(Excerpt from a dataset)
Begin
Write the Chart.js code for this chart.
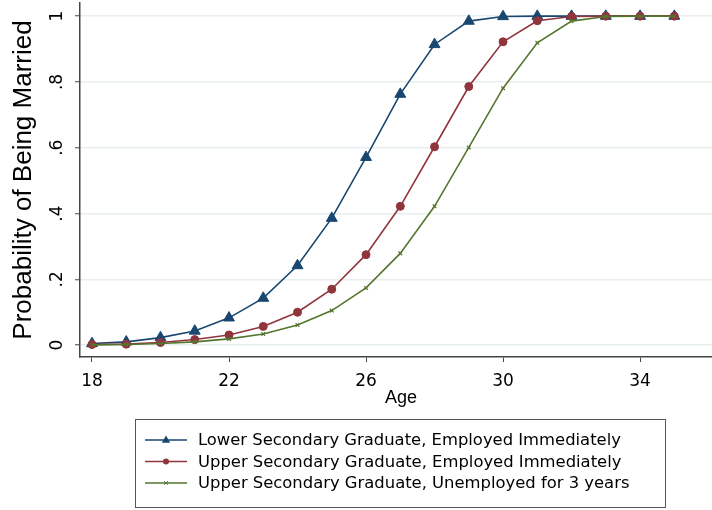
<!DOCTYPE html>
<html>
<head>
<meta charset="utf-8">
<script src="https://cdn.jsdelivr.net/npm/chart.js@4.4.1/dist/chart.umd.min.js"></script>
<style>
  html, body { margin: 0; padding: 0; background: #ffffff; }
  #wrap { width: 712px; height: 510px; }
</style>
</head>
<body>
<div id="wrap"><canvas id="c" width="712" height="510"></canvas></div>
<script>
// Predicted probability of being married by age, three profiles
const ages = [18, 19, 20, 21, 22, 23, 24, 25, 26, 27, 28, 29, 30, 31, 32, 33, 34, 35];
const lowerEmployed   = [0.005, 0.010, 0.023, 0.043, 0.083, 0.143, 0.242, 0.386, 0.571, 0.763, 0.914, 0.985, 0.999, 1, 1, 1, 1, 1];
const upperEmployed   = [0.002, 0.003, 0.008, 0.017, 0.031, 0.057, 0.100, 0.170, 0.275, 0.422, 0.603, 0.786, 0.922, 0.986, 0.999, 1, 1, 1];
const upperUnemployed = [0.001, 0.002, 0.005, 0.010, 0.019, 0.034, 0.061, 0.105, 0.174, 0.279, 0.422, 0.601, 0.781, 0.919, 0.985, 0.999, 1, 1];

const seriesLabels = [
  "Lower Secondary Graduate, Employed Immediately",
  "Upper Secondary Graduate, Employed Immediately",
  "Upper Secondary Graduate, Unemployed for 3 years"
];
const xTicks = [18, 22, 26, 30, 34];
const xTickLabels = ["18", "22", "26", "30", "34"];
const yTicks = [0, 0.2, 0.4, 0.6, 0.8, 1];
const yTickLabels = ["0", ".2", ".4", ".6", ".8", "1"];
const xTitle = "Age";
const yTitle = "Probability of Being Married";

const NAVY = "#1a476f", MAROON = "#90353b", FOREST = "#55752f";
const GRID = "#e6eef0", AXIS = "#444444";
const tickFont = "DejaVu Sans";
const titleFont = "Liberation Sans";

function pts(vals) { return ages.map((a, i) => ({ x: a, y: vals[i] })); }

// Axis labels, titles and the boxed legend
const decor = {
  id: "decor",
  afterDraw(chart) {
    const ctx = chart.ctx;
    const xs = chart.scales.x, ys = chart.scales.y;
    const area = chart.chartArea;
    ctx.save();
    ctx.fillStyle = "#000";
    ctx.font = "17px '" + tickFont + "'";
    ctx.textAlign = "center";
    ctx.textBaseline = "alphabetic";
    // x tick labels
    xTicks.forEach((v, i) => {
      ctx.fillText(xTickLabels[i], xs.getPixelForValue(v), area.bottom + 29);
    });
    // y tick labels, reading upward
    yTicks.forEach((v, i) => {
      const py = ys.getPixelForValue(v);
      ctx.save();
      ctx.translate(62, py);
      ctx.rotate(-Math.PI / 2);
      ctx.fillText(yTickLabels[i], 0, 0);
      ctx.restore();
    });
    // axis titles
    ctx.font = "18px '" + titleFont + "'";
    ctx.fillText(xTitle, (area.left + area.right) / 2 + 5, area.bottom + 46);
    ctx.font = "26px '" + titleFont + "'";
    ctx.save();
    ctx.translate(31, (area.top + area.bottom) / 2);
    ctx.rotate(-Math.PI / 2);
    ctx.fillText(yTitle, 0, 0);
    ctx.restore();

    // legend box
    const bx = 135.5, by = 419.5, bw = 530, bh = 88;
    ctx.strokeStyle = "#555";
    ctx.lineWidth = 1;
    ctx.strokeRect(bx, by, bw, bh);
    const rowY = [440, 461.5, 483];
    ctx.font = "16.4px '" + tickFont + "'";
    ctx.textAlign = "left";
    ctx.textBaseline = "middle";
    chart.data.datasets.forEach((ds, i) => {
      const y = rowY[i];
      ctx.strokeStyle = ds.borderColor;
      ctx.lineWidth = ds.borderWidth;
      ctx.beginPath();
      ctx.moveTo(145, y);
      ctx.lineTo(187, y);
      ctx.stroke();
      ctx.fillStyle = ds.pointBackgroundColor;
      ctx.strokeStyle = ds.pointBorderColor;
      const cx = 166;
      if (ds.pointStyle === "triangle") {
        const r = 4.4;
        ctx.beginPath();
        ctx.moveTo(cx, y - r);
        ctx.lineTo(cx + r * 0.95, y + r * 0.6);
        ctx.lineTo(cx - r * 0.95, y + r * 0.6);
        ctx.closePath();
        ctx.fill();
      } else if (ds.pointStyle === "circle") {
        ctx.beginPath();
        ctx.arc(cx, y, 3, 0, Math.PI * 2);
        ctx.fill();
      } else {
        ctx.lineWidth = 1;
        ctx.beginPath();
        ctx.moveTo(cx - 1.8, y - 1.8); ctx.lineTo(cx + 1.8, y + 1.8);
        ctx.moveTo(cx + 1.8, y - 1.8); ctx.lineTo(cx - 1.8, y + 1.8);
        ctx.stroke();
      }
      ctx.fillStyle = "#000";
      ctx.fillText(ds.label, 198, y + 1);
    });
    ctx.restore();
  }
};

new Chart(document.getElementById("c"), {
  type: "line",
  data: {
    datasets: [
      {
        label: seriesLabels[0], data: pts(lowerEmployed), order: 3,
        borderColor: NAVY, borderWidth: 1.6, pointStyle: "triangle",
        pointRadius: 6.3, pointBackgroundColor: NAVY, pointBorderColor: NAVY, pointBorderWidth: 1,
        tension: 0
      },
      {
        label: seriesLabels[1], data: pts(upperEmployed), order: 2,
        borderColor: MAROON, borderWidth: 1.6, pointStyle: "circle",
        pointRadius: 4, pointBackgroundColor: MAROON, pointBorderColor: MAROON, pointBorderWidth: 1,
        tension: 0
      },
      {
        label: seriesLabels[2], data: pts(upperUnemployed), order: 1,
        borderColor: FOREST, borderWidth: 1.6, pointStyle: "crossRot",
        pointRadius: 2.6, pointBackgroundColor: FOREST, pointBorderColor: FOREST, pointBorderWidth: 1.2,
        tension: 0
      }
    ]
  },
  options: {
    responsive: false,
    devicePixelRatio: 1,
    animation: false,
    layout: { autoPadding: false, padding: { left: 0, right: 0, top: 3, bottom: 103 } },
    plugins: { legend: { display: false }, tooltip: { enabled: false } },
    scales: {
      x: {
        type: "linear", min: 17.65, max: 36.1,
        afterBuildTicks(s) { s.ticks = xTicks.map(v => ({ value: v })); },
        afterFit(s) { s.height = 50; },
        grid: { drawOnChartArea: false, drawTicks: true, tickLength: 5, tickColor: AXIS, tickWidth: 1 },
        border: { display: true, color: AXIS, width: 1.5 },
        ticks: { display: false }
      },
      y: {
        type: "linear", min: -0.036, max: 1.04,
        afterBuildTicks(s) { s.ticks = yTicks.map(v => ({ value: v })); },
        afterFit(s) { s.width = 80; },
        grid: { drawOnChartArea: true, color: GRID, lineWidth: 1.5, drawTicks: true, tickLength: 5, tickColor: AXIS, tickWidth: 1 },
        border: { display: true, color: AXIS, width: 1.5 },
        ticks: { display: false }
      }
    }
  },
  plugins: [decor]
});
</script>
</body>
</html>
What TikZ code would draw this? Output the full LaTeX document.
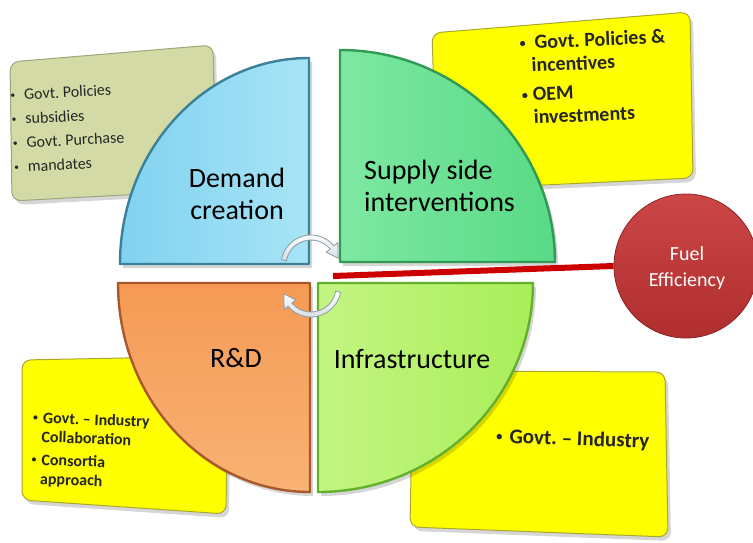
End
Return each line exactly as written. Any picture gets left out.

Write the Chart.js code for this chart.
<!DOCTYPE html>
<html>
<head>
<meta charset="utf-8">
<script src="https://cdn.jsdelivr.net/npm/chart.js@4.4.1/dist/chart.umd.min.js"></script>
<style>
  html, body { margin: 0; padding: 0; background: #ffffff; }
  #wrap { width: 712px; height: 510px; }
</style>
</head>
<body>
<div id="wrap"><canvas id="c" width="712" height="510"></canvas></div>
<script>
// Predicted probability of being married by age, three profiles
const ages = [18, 19, 20, 21, 22, 23, 24, 25, 26, 27, 28, 29, 30, 31, 32, 33, 34, 35];
const lowerEmployed   = [0.005, 0.010, 0.023, 0.043, 0.083, 0.143, 0.242, 0.386, 0.571, 0.763, 0.914, 0.985, 0.999, 1, 1, 1, 1, 1];
const upperEmployed   = [0.002, 0.003, 0.008, 0.017, 0.031, 0.057, 0.100, 0.170, 0.275, 0.422, 0.603, 0.786, 0.922, 0.986, 0.999, 1, 1, 1];
const upperUnemployed = [0.001, 0.002, 0.005, 0.010, 0.019, 0.034, 0.061, 0.105, 0.174, 0.279, 0.422, 0.601, 0.781, 0.919, 0.985, 0.999, 1, 1];

const seriesLabels = [
  "Lower Secondary Graduate, Employed Immediately",
  "Upper Secondary Graduate, Employed Immediately",
  "Upper Secondary Graduate, Unemployed for 3 years"
];
const xTicks = [18, 22, 26, 30, 34];
const xTickLabels = ["18", "22", "26", "30", "34"];
const yTicks = [0, 0.2, 0.4, 0.6, 0.8, 1];
const yTickLabels = ["0", ".2", ".4", ".6", ".8", "1"];
const xTitle = "Age";
const yTitle = "Probability of Being Married";

const NAVY = "#1a476f", MAROON = "#90353b", FOREST = "#55752f";
const GRID = "#e6eef0", AXIS = "#444444";
const tickFont = "DejaVu Sans";
const titleFont = "Liberation Sans";

function pts(vals) { return ages.map((a, i) => ({ x: a, y: vals[i] })); }

// Axis labels, titles and the boxed legend
const decor = {
  id: "decor",
  afterDraw(chart) {
    const ctx = chart.ctx;
    const xs = chart.scales.x, ys = chart.scales.y;
    const area = chart.chartArea;
    ctx.save();
    ctx.fillStyle = "#000";
    ctx.font = "17px '" + tickFont + "'";
    ctx.textAlign = "center";
    ctx.textBaseline = "alphabetic";
    // x tick labels
    xTicks.forEach((v, i) => {
      ctx.fillText(xTickLabels[i], xs.getPixelForValue(v), area.bottom + 29);
    });
    // y tick labels, reading upward
    yTicks.forEach((v, i) => {
      const py = ys.getPixelForValue(v);
      ctx.save();
      ctx.translate(62, py);
      ctx.rotate(-Math.PI / 2);
      ctx.fillText(yTickLabels[i], 0, 0);
      ctx.restore();
    });
    // axis titles
    ctx.font = "18px '" + titleFont + "'";
    ctx.fillText(xTitle, (area.left + area.right) / 2 + 5, area.bottom + 46);
    ctx.font = "26px '" + titleFont + "'";
    ctx.save();
    ctx.translate(31, (area.top + area.bottom) / 2);
    ctx.rotate(-Math.PI / 2);
    ctx.fillText(yTitle, 0, 0);
    ctx.restore();

    // legend box
    const bx = 135.5, by = 419.5, bw = 530, bh = 88;
    ctx.strokeStyle = "#555";
    ctx.lineWidth = 1;
    ctx.strokeRect(bx, by, bw, bh);
    const rowY = [440, 461.5, 483];
    ctx.font = "16.4px '" + tickFont + "'";
    ctx.textAlign = "left";
    ctx.textBaseline = "middle";
    chart.data.datasets.forEach((ds, i) => {
      const y = rowY[i];
      ctx.strokeStyle = ds.borderColor;
      ctx.lineWidth = ds.borderWidth;
      ctx.beginPath();
      ctx.moveTo(145, y);
      ctx.lineTo(187, y);
      ctx.stroke();
      ctx.fillStyle = ds.pointBackgroundColor;
      ctx.strokeStyle = ds.pointBorderColor;
      const cx = 166;
      if (ds.pointStyle === "triangle") {
        const r = 4.4;
        ctx.beginPath();
        ctx.moveTo(cx, y - r);
        ctx.lineTo(cx + r * 0.95, y + r * 0.6);
        ctx.lineTo(cx - r * 0.95, y + r * 0.6);
        ctx.closePath();
        ctx.fill();
      } else if (ds.pointStyle === "circle") {
        ctx.beginPath();
        ctx.arc(cx, y, 3, 0, Math.PI * 2);
        ctx.fill();
      } else {
        ctx.lineWidth = 1;
        ctx.beginPath();
        ctx.moveTo(cx - 1.8, y - 1.8); ctx.lineTo(cx + 1.8, y + 1.8);
        ctx.moveTo(cx + 1.8, y - 1.8); ctx.lineTo(cx - 1.8, y + 1.8);
        ctx.stroke();
      }
      ctx.fillStyle = "#000";
      ctx.fillText(ds.label, 198, y + 1);
    });
    ctx.restore();
  }
};

new Chart(document.getElementById("c"), {
  type: "line",
  data: {
    datasets: [
      {
        label: seriesLabels[0], data: pts(lowerEmployed), order: 3,
        borderColor: NAVY, borderWidth: 1.6, pointStyle: "triangle",
        pointRadius: 6.3, pointBackgroundColor: NAVY, pointBorderColor: NAVY, pointBorderWidth: 1,
        tension: 0
      },
      {
        label: seriesLabels[1], data: pts(upperEmployed), order: 2,
        borderColor: MAROON, borderWidth: 1.6, pointStyle: "circle",
        pointRadius: 4, pointBackgroundColor: MAROON, pointBorderColor: MAROON, pointBorderWidth: 1,
        tension: 0
      },
      {
        label: seriesLabels[2], data: pts(upperUnemployed), order: 1,
        borderColor: FOREST, borderWidth: 1.6, pointStyle: "crossRot",
        pointRadius: 2.6, pointBackgroundColor: FOREST, pointBorderColor: FOREST, pointBorderWidth: 1.2,
        tension: 0
      }
    ]
  },
  options: {
    responsive: false,
    devicePixelRatio: 1,
    animation: false,
    layout: { autoPadding: false, padding: { left: 0, right: 0, top: 3, bottom: 103 } },
    plugins: { legend: { display: false }, tooltip: { enabled: false } },
    scales: {
      x: {
        type: "linear", min: 17.65, max: 36.1,
        afterBuildTicks(s) { s.ticks = xTicks.map(v => ({ value: v })); },
        afterFit(s) { s.height = 50; },
        grid: { drawOnChartArea: false, drawTicks: true, tickLength: 5, tickColor: AXIS, tickWidth: 1 },
        border: { display: true, color: AXIS, width: 1.5 },
        ticks: { display: false }
      },
      y: {
        type: "linear", min: -0.036, max: 1.04,
        afterBuildTicks(s) { s.ticks = yTicks.map(v => ({ value: v })); },
        afterFit(s) { s.width = 80; },
        grid: { drawOnChartArea: true, color: GRID, lineWidth: 1.5, drawTicks: true, tickLength: 5, tickColor: AXIS, tickWidth: 1 },
        border: { display: true, color: AXIS, width: 1.5 },
        ticks: { display: false }
      }
    }
  },
  plugins: [decor]
});
</script>
</body>
</html>
What TikZ code would draw this? Output the full LaTeX document.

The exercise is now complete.